My Booky Wook delves into Russell’s past that brings you up to the point where he as in a Sex Rehab. He holds nothing back, he’s quite frank with his childhood, drug, sex and mental health. I applaud him. I’m quite proud of Russel for his struggle and passion to not stop. Inspiring.
This was an enjoyable book, right up to the last line. Absolutely brilliant, actually. I look forward to reading his next book about his success story, not just about his life’s darkest secrets like this one. But I appreciate a success story just as much as the next person so I recommend this book for sure.
Invisible Victims MMIW
Crimes Canada Volume 15 By Katherine McCarthy
If you don’t know about the Missing and Murdered Indigenous Women Crisis in Canada, then this is a good book to get you up to relative speed. Again, this is dealing with the First Nation peoples here in Canada. Here is another aspect of Canada’s (current) History that not enough people know about.
At the start of the book you get a quick explanation of what Residential Schools, the Indian Act, the 60’s Scoop and Forced Sterilization that the Indigenous population of Canada has been dealing with. This truly is Canada’s dirty little secret it hides from much of the world.

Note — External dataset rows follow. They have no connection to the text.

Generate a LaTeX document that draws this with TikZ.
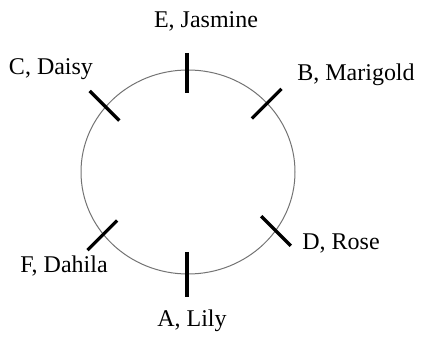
\documentclass[tikz,border=0pt]{standalone}
\usepackage{fontspec}
\setmainfont{Liberation Serif}
\usetikzlibrary{calc}

\tikzset{
  flower/.style={anchor=base, inner sep=0pt, font=\fontsize{24}{28}\selectfont},
  seat/.style={line width=3.3pt, black}
}

\begin{document}
\begin{tikzpicture}[line cap=butt,line join=round,x=1pt,y=1pt]
		\useasboundingbox (0,0) rectangle (424,337);

		% Tisch
		\coordinate (c) at (188,165);
		\draw[color=black!55, line width=1pt] (c) ellipse (107 and 102);

		% Plaetze
		\coordinate (e) at (187,266);
		\coordinate (a) at (187,63);
		\coordinate (b) at (266.7,233.3);
		\coordinate (cc) at (104.5,231.2);
		\coordinate (d) at (276,106);
		\coordinate (f) at (102.3,101.7);
		\draw[seat] ($(e)+(90:18)$) -- ($(e)-(90:22)$);
		\draw[seat] ($(a)+(90:22)$) -- ($(a)-(90:23)$);
		\draw[seat] ($(b)+(45:21)$) -- ($(b)-(45:21)$);
		\draw[seat] ($(cc)+(135:21)$) -- ($(cc)-(135:21)$);
		\draw[seat] ($(d)+(-45:21)$) -- ($(d)-(-45:21)$);
		\draw[seat] ($(f)+(-135:21)$) -- ($(f)-(-135:21)$);

		% Namen
		\node[flower] (jasmine) at (206,309) {E, Jasmine};
		\node[flower] (daisy) at (51,262) {C, Daisy};
		\node[flower] (marigold) at (356,256) {B, Marigold};
		\node[flower] (rose) at (341,87) {D, Rose};
		\node[flower] (dahila) at (64,64) {F, Dahila};
		\node[flower] (lily) at (192,10.5) {A, Lily};
	\end{tikzpicture}
\end{document}
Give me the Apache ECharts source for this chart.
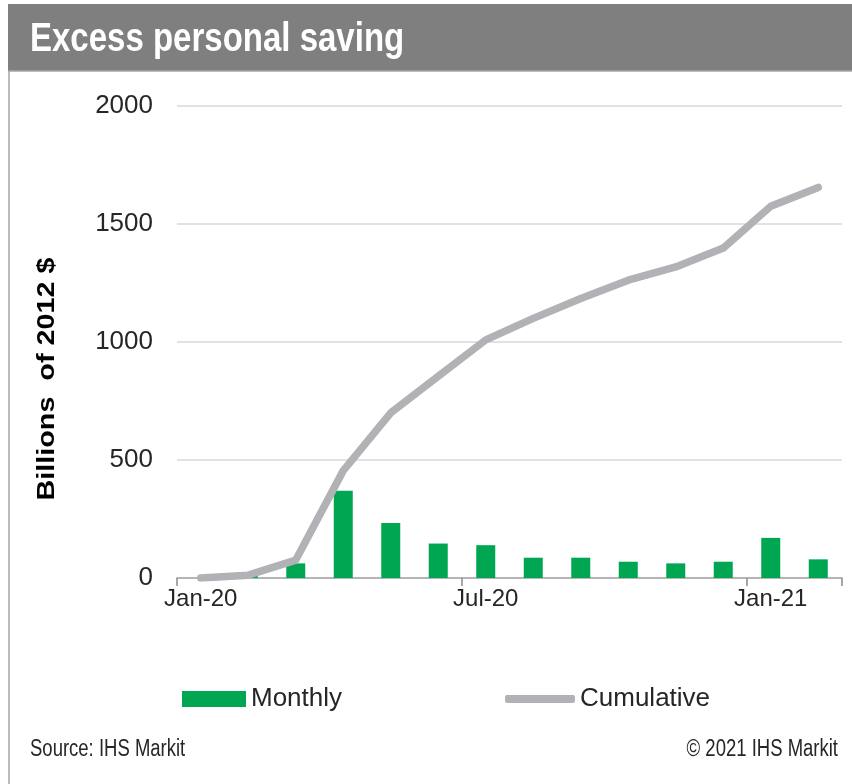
<!DOCTYPE html>
<html style="height: 100%">
  <head>
    <meta charset="utf-8" />
  </head>
  <body style="height: 100%; margin: 0; background: #fff">
    <div id="container" style="width: 852px; height: 784px"></div>

    <script
      type="text/javascript"
      src="https://cdn.jsdelivr.net/npm/echarts@6/dist/echarts.min.js"
    ></script>

    <script type="text/javascript">
      // months, Jan-20 .. Feb-21
      var months = [
        "Jan-20", "Feb-20", "Mar-20", "Apr-20", "May-20", "Jun-20", "Jul-20",
        "Aug-20", "Sep-20", "Oct-20", "Nov-20", "Dec-20", "Jan-21", "Feb-21"
      ];
      // billions of 2012 $
      var monthly = [0, 12, 62, 370, 233, 146, 139, 86, 86, 69, 62, 69, 170, 79];
      var cumulative = [0, 12, 76, 455, 700, 855, 1009, 1100, 1184, 1262, 1318, 1398, 1575, 1655];
      var yTicks = [0, 500, 1000, 1500, 2000];

      var font = "'Liberation Sans', Arial, sans-serif";
      var textColor = "#262626";
      var green = "#00a651";
      var grey = "#b1b2b6";

      var dom = document.getElementById("container");
      var myChart = echarts.init(dom, null, { renderer: "canvas" });

      var option = {
        animation: false,
        backgroundColor: "#fff",
        textStyle: { fontFamily: font },
        grid: {
          left: 177,
          right: 10,
          top: 106,
          bottom: 206,
          containLabel: false
        },
        legend: [
          {
            data: [{ name: "Monthly", icon: "rect" }],
            left: 177,
            top: 681,
            itemWidth: 64,
            itemHeight: 16,
            textStyle: { fontSize: 26, color: textColor, fontFamily: font }
          },
          {
            data: [
              {
                name: "Cumulative",
                icon: "roundRect",
                itemStyle: { color: grey, borderWidth: 0 }
              }
            ],
            left: 500,
            top: 681,
            itemWidth: 70,
            itemHeight: 8,
            textStyle: { fontSize: 26, color: textColor, fontFamily: font }
          }
        ],
        xAxis: {
          type: "category",
          data: months,
          boundaryGap: true,
          axisLine: { lineStyle: { color: "#a6a6a6", width: 1.5 } },
          axisTick: {
            show: true,
            length: 8,
            interval: function (i) {
              return i % 6 === 0;
            },
            lineStyle: { color: "#8c8c8c", width: 1.5 }
          },
          axisLabel: {
            interval: function (i) {
              return i % 6 === 0;
            },
            fontSize: 24,
            color: textColor,
            margin: 9
          },
          splitLine: { show: false }
        },
        yAxis: {
          type: "value",
          min: yTicks[0],
          max: yTicks[yTicks.length - 1],
          interval: 500,
          axisLine: { show: false },
          axisTick: { show: false },
          axisLabel: {
            fontSize: 26,
            color: textColor,
            margin: 24,
            formatter: function (v) {
              return String(v);
            }
          },
          splitLine: { lineStyle: { color: "#d9d9d9", width: 1.5 } }
        },
        graphic: [
          // title band
          {
            type: "rect",
            shape: { x: 8, y: 4, width: 844, height: 67 },
            style: { fill: "#7f7f7f" }
          },
          {
            type: "line",
            shape: { x1: 8, y1: 71, x2: 852, y2: 71 },
            style: { stroke: "#a6a6a6", lineWidth: 1.5 }
          },
          {
            type: "line",
            shape: { x1: 9, y1: 71, x2: 9, y2: 784 },
            style: { stroke: "#a6a6a6", lineWidth: 1.5 }
          },
          {
            type: "text",
            x: 30,
            y: 40,
            scaleY: 1.25,
            style: {
              text: "Excess personal saving",
              fill: "#fff",
              font: "bold 33px " + font,
              textVerticalAlign: "middle"
            }
          },
          // y axis title
          {
            type: "text",
            x: 48,
            y: 379,
            rotation: Math.PI / 2,
            scaleX: 1.25,
            style: {
              text: "Billions  of 2012 $",
              fill: "#000",
              font: "bold 23px " + font,
              textAlign: "center",
              textVerticalAlign: "middle"
            }
          },
          // footer
          {
            type: "text",
            x: 30,
            y: 750,
            scaleY: 1.25,
            style: {
              text: "Source: IHS Markit",
              fill: textColor,
              font: "18.5px " + font,
              textVerticalAlign: "middle"
            }
          },
          {
            type: "text",
            x: 838,
            y: 750,
            scaleY: 1.25,
            style: {
              text: "\u00a9 2021 IHS Markit",
              fill: textColor,
              font: "18.5px " + font,
              textAlign: "right",
              textVerticalAlign: "middle"
            }
          }
        ],
        series: [
          {
            name: "Monthly",
            type: "bar",
            data: monthly,
            barWidth: 19,
            itemStyle: { color: green }
          },
          {
            name: "Cumulative",
            type: "line",
            data: cumulative,
            symbol: "none",
            lineStyle: { color: grey, width: 7.5, cap: "round", join: "round" },
            itemStyle: { color: grey },
            z: 3
          }
        ]
      };

      myChart.setOption(option);
    </script>
  </body>
</html>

The rest of the book is filled with real stories about women and their tragic deaths. You’ll hear about many things from the Highway of Tears to the Pig Farmer.
I’ve driven the Highway of tears several times, with family, alone, in the day and after dark. I’m glad that there are now several shelters and webcams lining the highway. Making it a little bit more safe for travelers.
I also grew up hearing about Robert Pickton in the news. Middle school was when the story really broke and I watched the investigation updates in the morning with my mom as I got ready for school.
Every high school history class in Canada should be teaching it’s students about the history of the First Nations people of Canada. Not many people know about these things, and that is why the problem still exists today.
Before You Go
I hope you check out these books. It seems like all of these books have a serious tone to them, truly frightful at times. My Booky Wook has a lot of comedic style writings that would make it the easiest to laugh while reading. Say You’re One of Them I would re-read over and over, despite the fact that it makes me cry and my heart pound in sorrow.
As Long as the River Flows and Invisible Victims MMIW are to books that I highly recommend every Canadian to read. I will keep an eye out for more books that focus on similar aspects. I look forward to adding check them off my to read list, and hopefully add them to yours via our Rad Book Club.